We are now in a situation when we can at last begin restructuring the entire system. But we cannot do everything at once.

The sad lessons of the past two legislatures should make us careful about politicians taking all the decisions only to find out much later the decisions were the wrong ones. Every new minister seems to think the world was born with him/her. Surrounding themselves with equally incompetent and time-serving aides ensures more failures and pain. 

At this point, believe no one, trust no one. Give to no one a blank cheque. Abolish all direct orders and investigate each and every cost overrun.

Be warned: they want to hustle you and speed up everything so that you lose what little power they left you with.

The coming weeks will see the great deception at work. You can already see it around the Budget Speech, the memes, the fake news, the simplifying of issues.

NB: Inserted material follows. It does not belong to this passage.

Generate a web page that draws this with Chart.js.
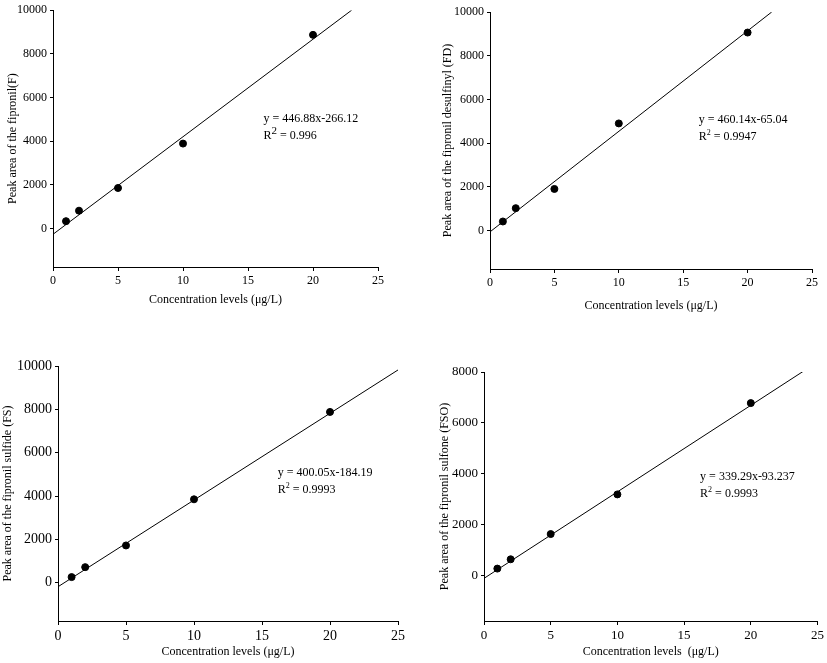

The home visits have begun - an unwelcome intrusion and the candidates show no sign of wanting to engage, to listen, to learn. They only want to collect promises. Give them promises in abundance. The shock, when it comes, will be greater.

Oh and go and cash that cheque the minute you get it. Don't feel responsible for the massive deficit.

 

Note of history 

Anne Brogini

Crisis and Revival. The Convent of the Order of Malta during the Reformation (16th - 17th centuries)

In: Mike Carr, Jochen Scheme (eds.) The Military Orders. Culture and Conflict in the Mediterranean World (Vol 6.1)

Routledge, London - New York, 2017

The paper discusses the transformation of the Order of Malta during the Catholic Reformation in the 16th and 17th centuries, focusing on the internal challenges posed by Protestant influences and subsequent reforms initiated by the Council of Trent.

Key reforms included stricter adherence to monastic vows, enhanced education for brethren, and regulations aimed at reducing violence within the Order.

These changes were pivotal in re-establishing the Order's monastic identity and aligning it with the Catholic Reformation's objectives.